Sometimes I wonder why we do things we know are bad for us. I know because obviously we get something from it, some kind of 'payoff' if you will, but I mean what if we really don't? Or to switch the question around; why do we not do things we know are good for us? Like eat our veggies or drink more water or any of the million simple, easy things we just don't do.

For me its running. I love to run. I always have and I always will. It is one constant in my life that seems buffeted by changes that often confuse and upset me. But all too often I find myself not running. I know its good for me physicaly and mentally, I enjoy the action itself and I'm good at it. Yet some days I get back to my room from mission and I don't change into my shorts and go out there. I make excuses and I purposely find other things to get engrossed in. I say I'm too busy or too tired when I know I'm not. But if I go two days without it life seems to get too heavy, and my shit starts to unravel. I don't think straight, I let irrational emotions take over my thoughts and I make all kinds of mistakes.

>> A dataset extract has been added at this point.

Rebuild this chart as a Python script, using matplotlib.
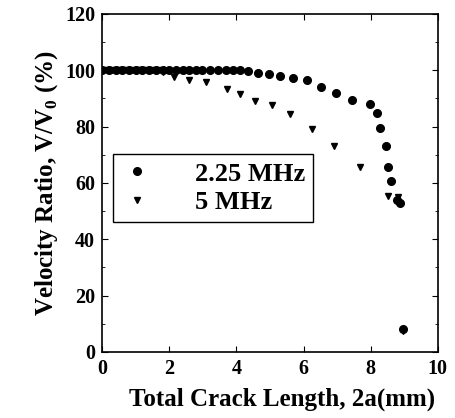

Today I had KP (bullshit kitchen-duty) and in the middle of serving chow I just couldn't deal anymore. I couldn't think straight and I was on the verge of flipping my shit in front of Sgt. Major. I just put down my spoon and walked back to my room, changed into my PT's and ran a few miles in the mud and rain. I ran until I couldn't breathe and I couldn't keep my footing and until all the crazy came out of me. Then I showered and went back. I caught some flak for dipping out but I needed it and I don't know why I just didn't do it before hand.
I think if I can run everyday this whole thing might get a little easier. And the way things have been going I need all the help I can get.